In Shades Of Blue—the NBC drama from 3 Days To Kill screenwriter Adi Hasak with the first two episodes directed by Barry Levinson—Lopez goes with the curly, tousled chin-length coif, signaling that she’s playing a no-nonsense type who does not have time to worry about the hair care a diva mane demands, but still looks perfect when she’s boxing at the gym. Lopez plays Harlee Santos, a Brooklyn cop who works in a precinct—led by Lt. Matt Wozniak (Ray Liotta)—so tight-knit that they share in the spoils of their collective corruption. They offer protection to local businesses and toughs in exchange for a fee and the promise that middling criminals will follow their rules. Refrain from selling drugs in a school zone, say, and get a call from the precinct every time Vice starts sniffing around. Santos justifies her actions because the extra cash goes to her cello-playing teenage daughter’s prep-school tuition. In her cops’ world, it’s okay that the thin blue line isn’t exactly straight.
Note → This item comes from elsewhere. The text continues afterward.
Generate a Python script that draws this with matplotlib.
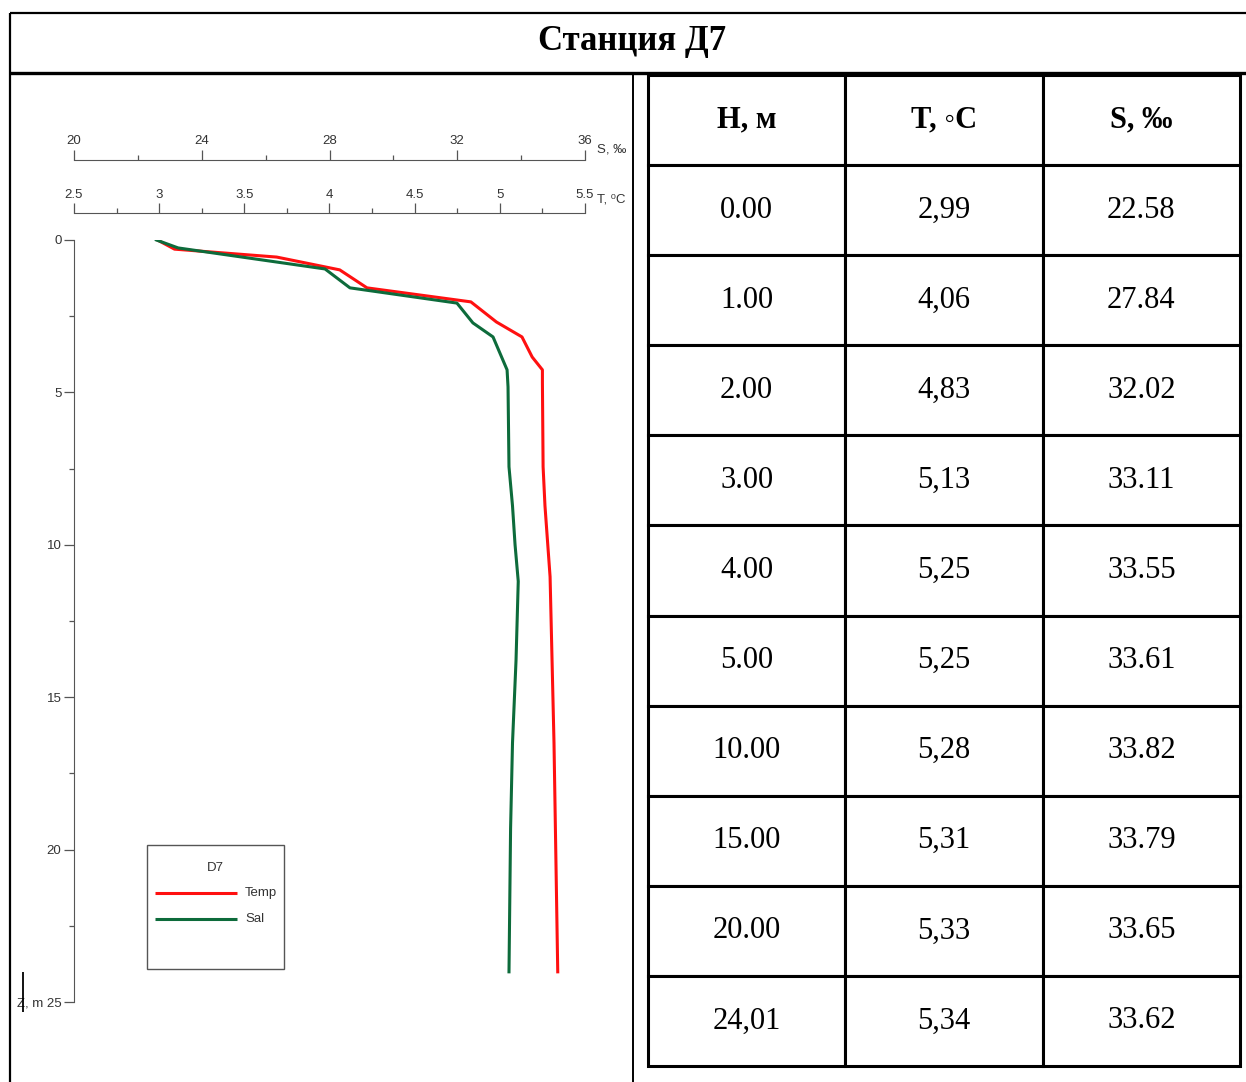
import numpy as np
import matplotlib
matplotlib.use('Agg')
import matplotlib.pyplot as plt
from matplotlib.lines import Line2D
from matplotlib.patches import Rectangle
from matplotlib.ticker import MultipleLocator, FixedLocator, FixedFormatter

# ── Profile data ───────────────────────────────────────────────────────────
depth_T = [0.0, 0.30, 0.56, 0.98, 1.57, 2.03, 2.69, 3.18, 3.84, 4.26, 4.69,
           7.44, 8.72, 11.05, 16.5, 24.01]
temp    = [2.99, 3.09, 3.69, 4.06, 4.22, 4.83, 4.98, 5.13, 5.19, 5.25, 5.25,
           5.254, 5.265, 5.295, 5.318, 5.34]

depth_S = [0.0, 0.26, 0.95, 1.57, 2.07, 2.72, 3.18, 4.26, 4.82, 7.44, 8.72,
           10.0, 11.2, 13.8, 16.5, 19.3, 24.01]
sal     = [22.58, 23.26, 27.86, 28.64, 31.99, 32.49, 33.12, 33.56, 33.59,
           33.62, 33.73, 33.81, 33.91, 33.84, 33.73, 33.67, 33.62]

# ── Table contents ─────────────────────────────────────────────────────────
col_labels = ["H, м", "T, ◦C", "S, ‰"]
tbl_depth  = ["0.00", "1.00", "2.00", "3.00", "4.00", "5.00",
              "10.00", "15.00", "20.00", "24,01"]
tbl_temp   = ["2,99", "4,06", "4,83", "5,13", "5,25", "5,25",
              "5,28", "5,31", "5,33", "5,34"]
tbl_sal    = ["22.58", "27.84", "32.02", "33.11", "33.55", "33.61",
              "33.82", "33.79", "33.65", "33.62"]

TITLE   = "Станция Д7"
RED     = '#ff1010'
GREEN   = '#0d6b3b'
GREY    = '#555555'
TXT     = '#333333'
SANS    = ['Liberation Sans', 'DejaVu Sans']
SERIF   = ['Liberation Serif', 'DejaVu Serif']

W, H = 1246, 1082
fig = plt.figure(figsize=(W / 100, H / 100), dpi=100)

def fx(px):
    return px / W

def fy(py):
    return 1 - py / H

def fline(xs, ys, lw, color='black'):
    fig.add_artist(Line2D([fx(x) for x in xs], [fy(y) for y in ys],
                          transform=fig.transFigure, color=color, lw=lw,
                          solid_capstyle='butt'))

# ── Frame ──────────────────────────────────────────────────────────────────
fline([10, 1246], [13, 13], 1.6)
fline([10, 1246], [73, 73], 2.4)
fline([10, 10], [13, 1082], 1.6)
fline([633, 633], [73, 1082], 1.4)
fig.text(fx(632), fy(41), TITLE, ha='center', va='center',
         fontsize=25, fontweight='bold', family=SERIF)

# ── Profile plot ───────────────────────────────────────────────────────────
ax = fig.add_axes([fx(74), fy(1002), fx(585) - fx(74), (1002 - 240) / H])
ax2 = ax.twiny()

# temperature axis (inner top scale) + depth axis
ax.set_xlim(2.5, 5.5)
ax.set_ylim(25, 0)
for s in ['bottom', 'right']:
    ax.spines[s].set_visible(False)
ax.spines['left'].set_color(GREY)
ax.spines['top'].set_color(GREY)
ax.spines['top'].set_position(('outward', 27 * 0.72))
ax.xaxis.set_ticks_position('top')
ax.xaxis.set_label_position('top')
ax.xaxis.set_major_locator(MultipleLocator(0.5))
ax.xaxis.set_minor_locator(MultipleLocator(0.25))
ax.xaxis.set_major_formatter(plt.FuncFormatter(lambda v, p: f"{v:g}"))
ax.yaxis.set_major_locator(FixedLocator([0, 5, 10, 15, 20, 25]))
ax.yaxis.set_major_formatter(FixedFormatter(['0', '5', '10', '15', '20', 'Z, m 25']))
ax.yaxis.set_minor_locator(MultipleLocator(2.5))
ax.tick_params(which='major', length=7, width=0.9, color=GREY,
               labelcolor=TXT, labelsize=9.5, pad=2)
ax.tick_params(which='minor', length=3.5, width=0.9, color=GREY)
ax.tick_params(axis='x', which='both', top=True, bottom=False,
               labeltop=True, labelbottom=False)
for lab in ax.get_xticklabels() + ax.get_yticklabels():
    lab.set_family(SANS)

# salinity axis (outer top scale)
ax2.set_xlim(20, 36)
for s in ['bottom', 'right', 'left']:
    ax2.spines[s].set_visible(False)
ax2.spines['top'].set_color(GREY)
ax2.spines['top'].set_position(('outward', 80 * 0.72))
ax2.xaxis.set_major_locator(MultipleLocator(4))
ax2.xaxis.set_minor_locator(MultipleLocator(2))
ax2.tick_params(which='major', length=7, width=0.9, color=GREY,
                labelcolor=TXT, labelsize=9.5, pad=2)
ax2.tick_params(which='minor', length=3.5, width=0.9, color=GREY)
for lab in ax2.get_xticklabels():
    lab.set_family(SANS)

ax.plot(temp, depth_T, color=RED, lw=2.2, zorder=3)
ax2.plot(sal, depth_S, color=GREEN, lw=2.2, zorder=3)

fig.text(fx(597), fy(149), "S, ‰", fontsize=9.5, color=TXT,
         va='center', family=SANS)
fig.text(fx(597), fy(199), "T, ⁰C", fontsize=9.5, color=TXT,
         va='center', family=SANS)
fline([23, 23], [972, 1012], 1.3)

# legend box
fig.add_artist(Rectangle((fx(147), fy(969)), fx(284) - fx(147), (969 - 845) / H,
                         transform=fig.transFigure, fill=False,
                         edgecolor=GREY, lw=1.0))
fig.text(fx(215), fy(868), "D7", ha='center', va='center', fontsize=9.5,
         color=TXT, family=SANS)
fline([155, 237], [893, 893], 2.2, RED)
fline([155, 237], [919, 919], 2.2, GREEN)
fig.text(fx(245), fy(893), "Temp", va='center', fontsize=9.5,
         color=TXT, family=SANS)
fig.text(fx(245), fy(919), "Sal", va='center', fontsize=9.5,
         color=TXT, family=SANS)

# ── Data table ─────────────────────────────────────────────────────────────
tax = fig.add_axes([fx(648), fy(1066), fx(1240) - fx(648), (1066 - 75) / H])
tax.axis('off')
rows = [list(r) for r in zip(tbl_depth, tbl_temp, tbl_sal)]
tbl = tax.table(cellText=rows, colLabels=col_labels, cellLoc='center',
                bbox=[0, 0, 1, 1])
tbl.auto_set_font_size(False)
for (r, c), cell in tbl.get_celld().items():
    cell.set_linewidth(2.2)
    cell.set_edgecolor('black')
    txt = cell.get_text()
    txt.set_fontsize(22)
    txt.set_family(SERIF)
    if r == 0:
        txt.set_fontweight('bold')

fig.savefig("out.png", dpi=100)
Santos’ daughter gives her an excuse to take bribes and payouts, but also becomes Santos’ downfall when she’s picked up by an anti-corruption FBI unit, led by Warren Kole. The feds reason that if Santos is willing to break the law for that angelic cello-playing daughter, she’ll certainly be willing to help the law to stay with her. Play informant for the crew—including ratting on The Sopranos’ Drea De Matteo and Crazy Ex-Girlfriend’s Santino Fontana—or risk a decade in jail.
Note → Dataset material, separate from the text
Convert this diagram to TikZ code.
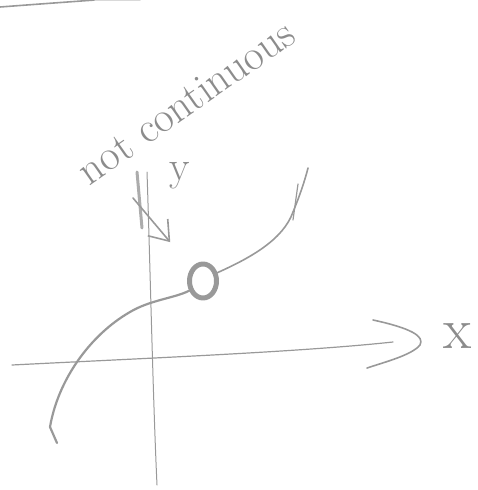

During a time when police forces across the country are under scrutiny for excessive force and their precarious relationships with the communities they are assigned to protect, Shades Of Blues’ version of a corrupt cop is almost quaint. Some instances of a coverup in Shades Of Blue seem to more accurately reflect the current climate, but that overall quaintness is on purpose in a lot of ways. When Santos is picked up by the FBI, she sneers that no one should win a medal for picking up a detective taking kickbacks in Brooklyn. Santos may be corrupt, but she still needs to be inherently likable so that audience still roots for her. She may cover up the murder of a drug dealer, but he was dealing in a school zone. Shades Of Blue deals in the moral ambiguity of being the one bestowed with the power to mete out justice. When do the ends stop justifying the means, and do they ever really stop at all?
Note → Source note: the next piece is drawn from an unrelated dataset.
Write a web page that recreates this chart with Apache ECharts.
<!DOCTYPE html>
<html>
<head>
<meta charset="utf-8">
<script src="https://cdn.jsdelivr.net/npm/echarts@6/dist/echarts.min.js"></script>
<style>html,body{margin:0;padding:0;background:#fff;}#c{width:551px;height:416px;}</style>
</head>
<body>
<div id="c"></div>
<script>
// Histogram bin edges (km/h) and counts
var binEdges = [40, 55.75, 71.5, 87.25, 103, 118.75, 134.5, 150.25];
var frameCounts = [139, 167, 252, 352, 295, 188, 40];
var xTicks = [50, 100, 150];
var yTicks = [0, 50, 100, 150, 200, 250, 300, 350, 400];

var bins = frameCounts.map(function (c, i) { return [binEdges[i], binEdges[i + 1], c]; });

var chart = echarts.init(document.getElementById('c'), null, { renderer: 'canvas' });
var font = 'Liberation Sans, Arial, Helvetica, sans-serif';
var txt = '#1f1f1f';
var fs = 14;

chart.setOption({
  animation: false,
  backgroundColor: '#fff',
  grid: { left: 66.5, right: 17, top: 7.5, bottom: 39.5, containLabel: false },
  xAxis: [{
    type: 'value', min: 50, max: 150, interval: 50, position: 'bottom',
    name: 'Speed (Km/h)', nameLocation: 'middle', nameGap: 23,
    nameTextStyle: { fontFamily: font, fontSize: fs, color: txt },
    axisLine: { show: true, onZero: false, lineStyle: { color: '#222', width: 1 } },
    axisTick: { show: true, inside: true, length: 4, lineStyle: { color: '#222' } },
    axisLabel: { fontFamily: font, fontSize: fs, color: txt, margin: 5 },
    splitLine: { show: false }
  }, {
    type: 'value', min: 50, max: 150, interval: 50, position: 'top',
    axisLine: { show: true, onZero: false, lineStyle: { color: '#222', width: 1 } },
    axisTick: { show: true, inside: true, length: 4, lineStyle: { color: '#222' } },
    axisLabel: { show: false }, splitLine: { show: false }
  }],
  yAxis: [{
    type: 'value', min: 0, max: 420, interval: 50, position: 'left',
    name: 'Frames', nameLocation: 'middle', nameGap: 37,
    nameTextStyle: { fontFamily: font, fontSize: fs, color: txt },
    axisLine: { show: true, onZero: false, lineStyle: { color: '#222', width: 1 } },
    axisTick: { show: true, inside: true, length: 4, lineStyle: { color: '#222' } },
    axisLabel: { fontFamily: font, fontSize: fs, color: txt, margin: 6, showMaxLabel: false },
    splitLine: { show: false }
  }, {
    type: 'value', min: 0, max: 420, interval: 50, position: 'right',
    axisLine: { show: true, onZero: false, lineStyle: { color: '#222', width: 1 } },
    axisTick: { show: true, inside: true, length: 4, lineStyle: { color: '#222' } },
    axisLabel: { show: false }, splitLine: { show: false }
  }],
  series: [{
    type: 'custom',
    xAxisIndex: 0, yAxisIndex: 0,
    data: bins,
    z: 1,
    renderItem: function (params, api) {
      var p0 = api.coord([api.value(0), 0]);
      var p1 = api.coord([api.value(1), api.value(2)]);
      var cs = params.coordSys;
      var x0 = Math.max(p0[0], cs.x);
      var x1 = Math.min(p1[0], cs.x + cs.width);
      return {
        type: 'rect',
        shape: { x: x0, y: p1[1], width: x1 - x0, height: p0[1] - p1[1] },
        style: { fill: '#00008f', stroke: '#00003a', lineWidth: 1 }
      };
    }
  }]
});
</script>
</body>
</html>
Shades Of Blue doesn’t have the same balls that The Shield did by making the central figure a person who could do truly reprehensible things, yet still dare you to like him. But it’s not a slog to watch thanks to Lopez and Liotta, the former a charismatic star who knows how to subvert her own victimhood, and the latter a guy who has become an expert in all kinds of scenery chewing. Like the FBI agent on Santos’ tail, Woz takes what could be considered an overbearing interest in Santos, his right hand. But Liotta is one of the few guys who can spit out lines like, “You want to save a pup from drowning, I appreciate the instinct… but never risk a hole in my boat unless you’re positive you can plug it,” or “One slip and we all go tumbling down. And I don’t tumble well,” without any trace of a wink and a nod. And say what you will about Lopez’s post-Out Of Sight career, but in Santos she can find a way to be all of the roles she likes to play onscreen: mother, savior, victim, sex symbol. Lopez has played this sort of part before, and she’s good at it. She’s not taking any risks, but it’s hard to fault the not-broke model, especially for Lopez’s first real plunge into dramatic TV.

Everything else borders on inconsequential. While the plot starts out cut and dry, it becomes more twisty and turny in a way that will eventually bring the audience back to the opening scene of a makeup-less, de-glammed Santos confessing her sins into a camera. It’s one of the few times the show veers toward making her look interesting, as opposed to just making her look good.